Table 7.1 shows both the economic and mass allocation of the control and select cows on the by product diet, Table 7.4 shows both the economic and mass allocation of the control and select cows on. The economic allocated BPC had an average EF of 1.18kg CO2-eq/L, while the economic allocated HGC had an average EF of 1.21kg CO2-eq/L. This is a difference of 0.03kg CO2-eq/L. The mass allocated BPC had an average EF of 4.83kg CO2-eq/L, while the mass allocated HGC had an average EF of 2.36kg CO2-eq/L. This is a difference of 2.2kg CO2-eq/L. The home grown diet had a lower EF then the by product diet when mass allocation was used, but the by product diet has a lower EF then the home grown diet when economic allocation was used. This shows that different feeds within the diet can cause changes in the EF. It was expected that the BPC would have had a lower EF then the other diets as it included more legumes then the other diets, and as it name suggests it uses by products which can reduce the amount of human edible protein being included in dairy feed.
The bar chart in Figure 7.1 and the boxplot in Figure 7.2 show all the cow groups together and their average EF per litre of milk (kg CO2-eq/L). It visually shows that across all of the groups mass allocation generated a higher footprint then economic allocation. And it can be seen that the select cows had higher milk yield then the control cows and in turn a lower Milk EF (kg CO2-eq/L).

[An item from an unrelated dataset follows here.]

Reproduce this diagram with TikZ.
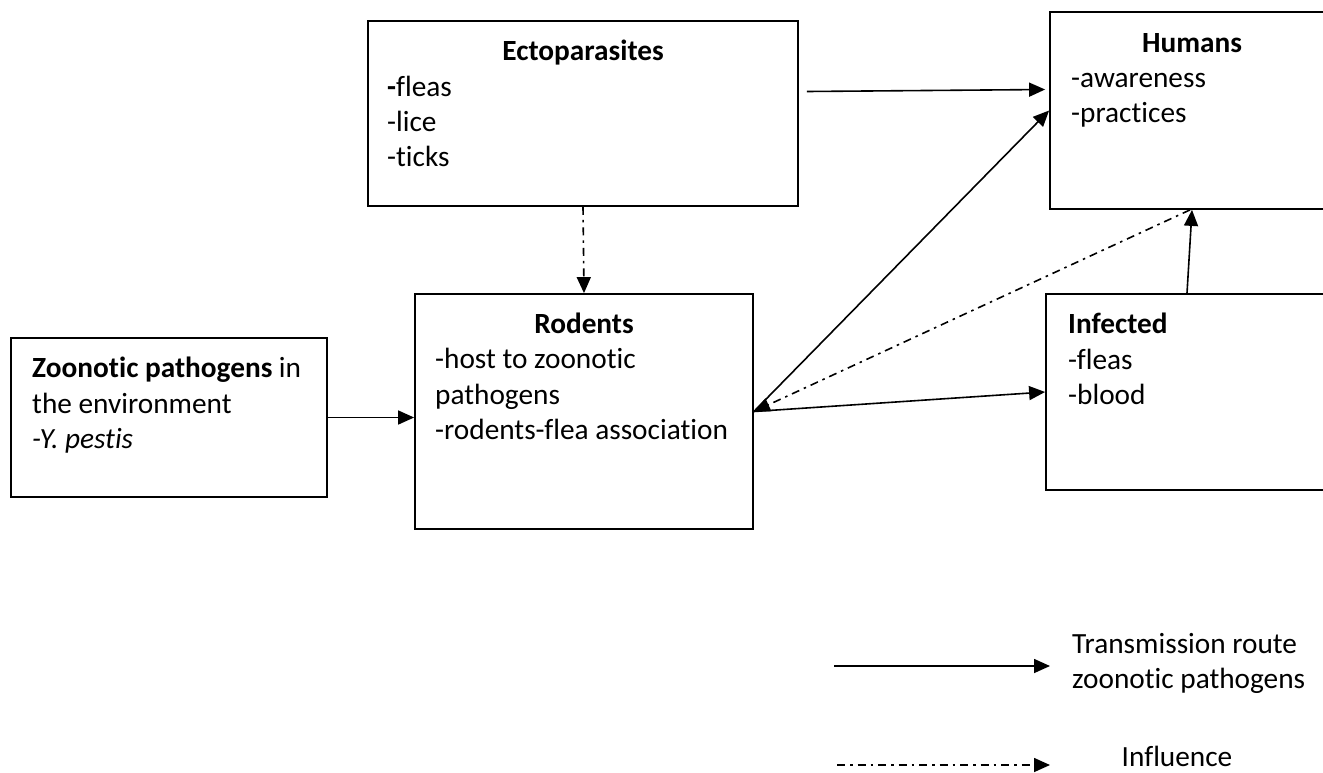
\documentclass[tikz,border=0pt]{standalone}
\usepackage{fontspec}
\setmainfont[Ligatures=NoCommon]{Carlito}
\usetikzlibrary{arrows.meta}
\tikzset{
  box/.style={draw, line width=1.8pt, rectangle, inner sep=0pt},
  txt/.style={inner sep=0pt, anchor=base west, font=\fontsize{29.3pt}{35pt}\selectfont},
  hd/.style={inner sep=0pt, anchor=base, font=\fontsize{29.3pt}{35pt}\selectfont\bfseries},
  arr/.style={line width=1.6pt, -{Triangle[length=16pt,width=14pt]}},
  infl/.style={arr, dash pattern=on 8pt off 5pt on 2.5pt off 5pt},
}
\begin{document}
\begin{tikzpicture}[x=1pt,y=-1pt]
\useasboundingbox (0,0) rectangle (1323,772);
% boxes
\node[box, minimum width=430pt, minimum height=185pt] (ecto) at (583,113.5) {};
\node[box, minimum width=338pt, minimum height=235pt] (rodents) at (584,411.5) {};
\node[box, minimum width=316pt, minimum height=159pt] (zoon) at (169,417.5) {};
\node[box, minimum width=284pt, minimum height=197pt] (humans) at (1192,110.5) {};
\node[box, minimum width=288pt, minimum height=196pt] (infected) at (1190,392) {};
% Ectoparasites text
\node[hd] (ectoh) at (583,60) {Ectoparasites};
\node[txt] (ecto1) at (387,96) {\textbf{-}fleas};
\node[txt] (ecto2) at (387,131) {-lice};
\node[txt] (ecto3) at (387,166) {-ticks};
% Humans text
\node[hd] (humh) at (1192,52) {Humans};
\node[txt] (hum1) at (1071,87) {-awareness};
\node[txt] (hum2) at (1071,122) {-practices};
% Rodents text
\node[hd] (rodh) at (584,333) {Rodents};
\node[txt] (rod1) at (435,368) {-host to zoonotic};
\node[txt] (rod2) at (435,404) {pathogens};
\node[txt] (rod3) at (435,439) {-rodents-flea association};
% Infected text
\node[txt, font=\fontsize{29.3pt}{35pt}\selectfont\bfseries] (infh) at (1068,333) {Infected};
\node[txt] (inf1) at (1068,369) {-fleas};
\node[txt] (inf2) at (1068,404) {-blood};
% Zoonotic text
\node[txt] (zoo1) at (32,377) {\textbf{Zoonotic pathogens} in};
\node[txt] (zoo2) at (32,413) {the environment};
\node[txt] (zoo3) at (32,448) {\textit{-Y. pestis}};
% connectors
\draw[arr] ([xshift=8pt,yshift=22pt]ecto.east) -- ([xshift=-4pt,yshift=21pt]humans.west);
\draw[infl] (ecto.south) -- (rodents.north);
\draw[arr] (zoon.east) -- (zoon.east -| rodents.west);
\draw[arr] (rodents.east) -- (humans.west);
\draw[arr] (rodents.east) -- (infected.west);
\draw[infl] ([xshift=-2pt]humans.south) -- (rodents.east);
\draw[arr] ([xshift=-3pt]infected.north) -- (humans.south);
% legend
\coordinate (l1a) at (834,666);
\coordinate (l1b) at (1050,666);
\coordinate (l2a) at (837,765);
\coordinate (l2b) at (1050,765);
\draw[arr] (l1a) -- (l1b);
\draw[infl] (l2a) -- (l2b);
\node[txt] (leg1) at (1072,653) {Transmission route};
\node[txt] (leg2) at (1072,688) {zoonotic pathogens};
\node[txt, anchor=base] (leg3) at (1177,766) {Influence};
\end{tikzpicture}
\end{document}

Overall the results show it is possible to see the difference
allocation methods, different diets and genetic merits can have on the footprint
generated in dairy systems. It also means that milk footprints can be changed
at farm level though breeding programmes, careful management of diets and
selecting the most suited allocation method. Breeding programmes will increase
the herds genetic merit and yields, careful managing diets will allow for a balance
between adequate nutrition for the animals and low footprint diets. Both are
important strategies to achieve the planned carbon-neutral goals being set.
Conclusion
The purpose of this MScCCAFS thesis was to assess the sensitivity of comparative milk footprints from dairy farm systems implementing conventional and legume-based animal diets to choice of allocation method. This purpose was achieved by assessing the sensitivity of comparative milk footprints from dairy farm systems implementing conventional and legume-based animal diets to choice of allocation method. An understanding of and LCA, CF, allocation methods and system expansion, the Scottish dairy industry and legume-based animal diets was generated.
The results were as expected, EF and footprints are affected by different allocation methods, diets and genetics. The EF figures generated were successfully examined and compared.

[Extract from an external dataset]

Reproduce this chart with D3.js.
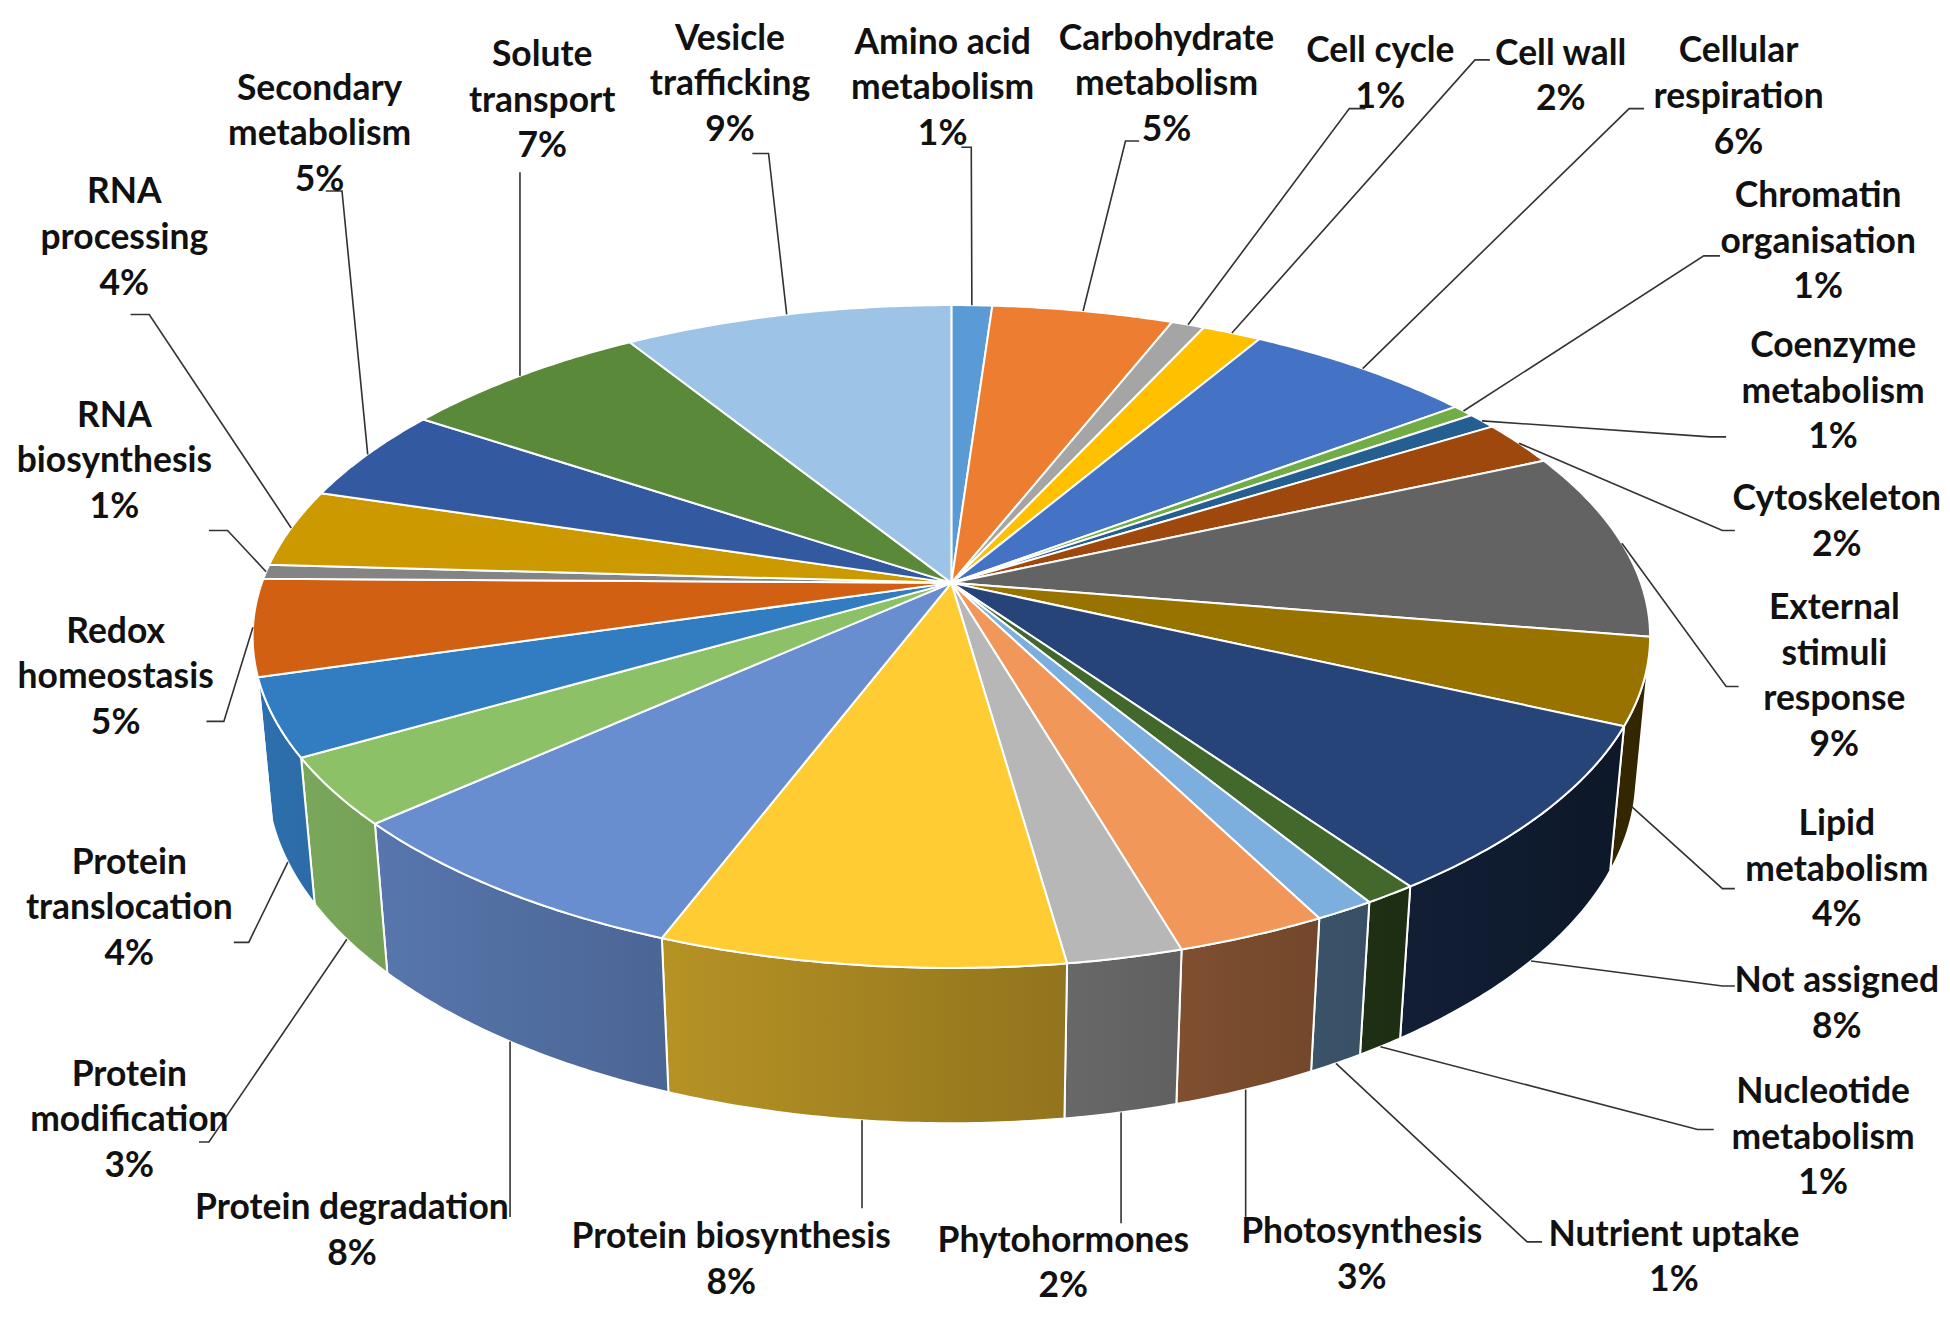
<!DOCTYPE html>
<html>
<head>
<meta charset="utf-8">
<script src="https://cdn.jsdelivr.net/npm/d3@7"></script>
<style>
    html, body { margin: 0; padding: 0; background: #fff; }
    svg { display: block; }
    .lbl { font-family: Lato, "Open Sans", sans-serif; font-weight: 700; font-size: 28.5px; fill: #111; }
    .leader { fill: none; stroke: #333; stroke-width: 1.3; }
    .face { stroke: #fff; stroke-width: 1.6; stroke-linejoin: round; }
</style>
</head>
<body>
<svg id="chart" width="1950" height="1318" viewBox="0 0 1568 1056" preserveAspectRatio="none"></svg>
<script>
// categories, "|" marks a line break in the label
var categories = [
    "Amino acid|metabolism", "Carbohydrate|metabolism", "Cell cycle", "Cell wall",
    "Cellular|respiration", "Chromatin|organisation", "Coenzyme|metabolism", "Cytoskeleton",
    "External|stimuli|response", "Lipid|metabolism", "Not assigned", "Nucleotide|metabolism",
    "Nutrient uptake", "Photosynthesis", "Phytohormones", "Protein biosynthesis",
    "Protein degradation", "Protein|modification", "Protein|translocation", "Redox|homeostasis",
    "RNA|biosynthesis", "RNA|processing", "Secondary|metabolism", "Solute|transport",
    "Vesicle|trafficking"
];

// share of proteins per category (%)
var values = [
    1.1, 4.9, 0.9, 1.6,
    6.3, 0.6, 0.8, 2.2,
    9.2, 4.2, 8.4, 1.05,
    1.2, 3.0, 2.3, 8.05,
    7.6, 3.3, 3.8, 4.7,
    0.7, 3.8, 4.6, 6.8,
    8.9
];

var sliceColors = [
    "#5B9BD5", "#ED7D31", "#A5A5A5", "#FFC000",
    "#4472C4", "#70AD47", "#255E91", "#9E480E",
    "#636363", "#997300", "#264478", "#43682B",
    "#7CAFDD", "#F1975A", "#B7B7B7", "#FFCD33",
    "#698ED0", "#8CC168", "#327DC2", "#D26012",
    "#848484", "#CC9A00", "#335AA1", "#5A8A39",
    "#9DC3E6"
];

// label layout: centre x and first line y
var labelAt = [
    [758, 33], [938, 30], [1110, 40], [1255, 42],
    [1398, 40], [1462, 156], [1474, 276], [1477, 399],
    [1475, 486], [1477, 659], [1477, 785], [1466, 874],
    [1346, 988], [1095, 986], [855, 993], [588, 990],
    [283, 967], [104, 860], [104, 690], [93, 505],
    [92, 332], [100, 153], [257, 70], [436, 43],
    [587, 30]
];

// leader line bends after the start point on the pie (null x = keep x)
var leaderPts = [
    [[781, 118], [773, 118]], [[905, 113], [916, 113]], [[1085, 87], [1098, 87]], [[1186, 48], [1198, 48]],
    [[1310, 87], [1322, 87]], [[1370, 205], [1383, 205]], [[1375, 350], [1388, 350]], [[1385, 425], [1395, 425]],
    [[1388, 550], [1398, 550]], [[1385, 712], [1395, 712]], [[1385, 790], [1395, 790]], [[1365, 905], [1378, 905]],
    [[1228, 995], [1240, 995]], [[null, 975]], [[null, 980]], [[null, 968]],
    [[null, 975]], [[168, 915], [160, 915]], [[200, 755], [188, 755]], [[180, 578], [166, 578]],
    [[183, 425], [168, 425]], [[120, 252], [105, 252]], [[275, 153], [262, 153]], [[null, 138]],
    [[618, 123], [605, 123]]
];

var svg = d3.select("#chart");

// simple perspective camera for the 3-D pie
var cx = 765, cy = 467, F = 3030, D = 5.465, thick = 0.23;
var phi = 27.8 * Math.PI / 180, cphi = Math.cos(phi), sphi = Math.sin(phi);

function projectXYZ(X, Y, Z) {
    var yc = Y * cphi - Z * sphi;
    var zc = D - (Z * cphi + Y * sphi);
    return [cx + F * X / zc, cy - F * yc / zc];
}
function project(theta, Y) {
    return projectXYZ(Math.sin(theta), Y, -Math.cos(theta));
}
function rimPoints(a0, a1, Y) {
    var n = Math.max(2, Math.ceil((a1 - a0) / (Math.PI / 360)));
    return d3.range(n + 1).map(function (i) {
        return project(a0 + (a1 - a0) * i / n, Y);
    });
}
function shade(color, theta) {
    var k = 0.61 - 0.3 * Math.sin(theta);
    var c = d3.rgb(color);
    return d3.rgb(c.r * k, c.g * k, c.b * k).formatHex();
}

var pie = d3.pie().sort(null).value(function (d) { return d; })
    .startAngle(0).endAngle(2 * Math.PI);
var arcs = pie(values);
var total = d3.sum(values);
var line = d3.line();

var visFrom = Math.acos(-1 / (D * cphi)), visTo = 2 * Math.PI - visFrom;
var defs = svg.append("defs");
var sideG = svg.append("g");
var topG = svg.append("g");

arcs.forEach(function (a, i) {
    var s = Math.max(a.startAngle, visFrom), e = Math.min(a.endAngle, visTo);
    if (s < e) {
        var xs = project(s, 0)[0], xe = project(e, 0)[0];
        var grad = defs.append("linearGradient")
            .attr("id", "side" + i)
            .attr("gradientUnits", "userSpaceOnUse")
            .attr("x1", xe).attr("x2", xs).attr("y1", 0).attr("y2", 0);
        var m = 8;
        d3.range(m + 1).reverse().forEach(function (k) {
            var th = s + (e - s) * k / m;
            var off = xs === xe ? 0 : (project(th, 0)[0] - xe) / (xs - xe);
            grad.append("stop")
                .attr("offset", Math.max(0, Math.min(1, off)))
                .attr("stop-color", shade(sliceColors[i], th));
        });
        var pts = rimPoints(s, e, 0).concat(rimPoints(s, e, -thick).reverse());
        sideG.append("path")
            .attr("class", "face")
            .attr("d", line(pts) + "Z")
            .attr("fill", "url(#side" + i + ")");
    }
    var apex = projectXYZ(0, 0, 0);
    topG.append("path")
        .attr("class", "face")
        .attr("d", line([apex].concat(rimPoints(a.startAngle, a.endAngle, 0))) + "Z")
        .attr("fill", sliceColors[i]);
});

// leader lines
var leaderG = svg.append("g");
arcs.forEach(function (a, i) {
    var mid = (a.startAngle + a.endAngle) / 2;
    var t = 0;
    if (mid > visFrom && mid < visTo) t = Math.max(0, Math.min(1, -Math.cos(mid) * 3));
    var pts = [project(mid, -thick * t)];
    leaderPts[i].forEach(function (p) {
        var prev = pts[pts.length - 1];
        pts.push([p[0] === null ? prev[0] : p[0], p[1]]);
    });
    leaderG.append("path").attr("class", "leader").attr("d", line(pts));
});

// labels
var lineH = 36.5;
var labelG = svg.append("g");
categories.forEach(function (name, i) {
    var lines = name.split("|");
    lines.push(Math.round(values[i] / total * 100) + "%");
    var txt = labelG.append("text")
        .attr("class", "lbl")
        .attr("text-anchor", "middle");
    lines.forEach(function (l, j) {
        txt.append("tspan")
            .attr("x", labelAt[i][0])
            .attr("y", labelAt[i][1] + 10 + j * lineH)
            .text(l);
    });
});
</script>
</body>
</html>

Overall it was found that milk footprints are sensitive to different allocation methods, diets and genetics. So understanding these could allow for milk footprints to reduced as these areas can be controlled at farm level. Mass allocation had a higher footprint then the economic allocation for all of the diet groups, the cows with high genetic merit had a lower footprint, the footprints for each of the diets varied considerably across all the diets.
It was found that managing diets and genetics, and selecting an allocation method can create large variance on milk footprints.
If this project was carried out again evaluating more herds, over longer periods of time and in different locations would allow for a more accurate and more representative result to be obtained.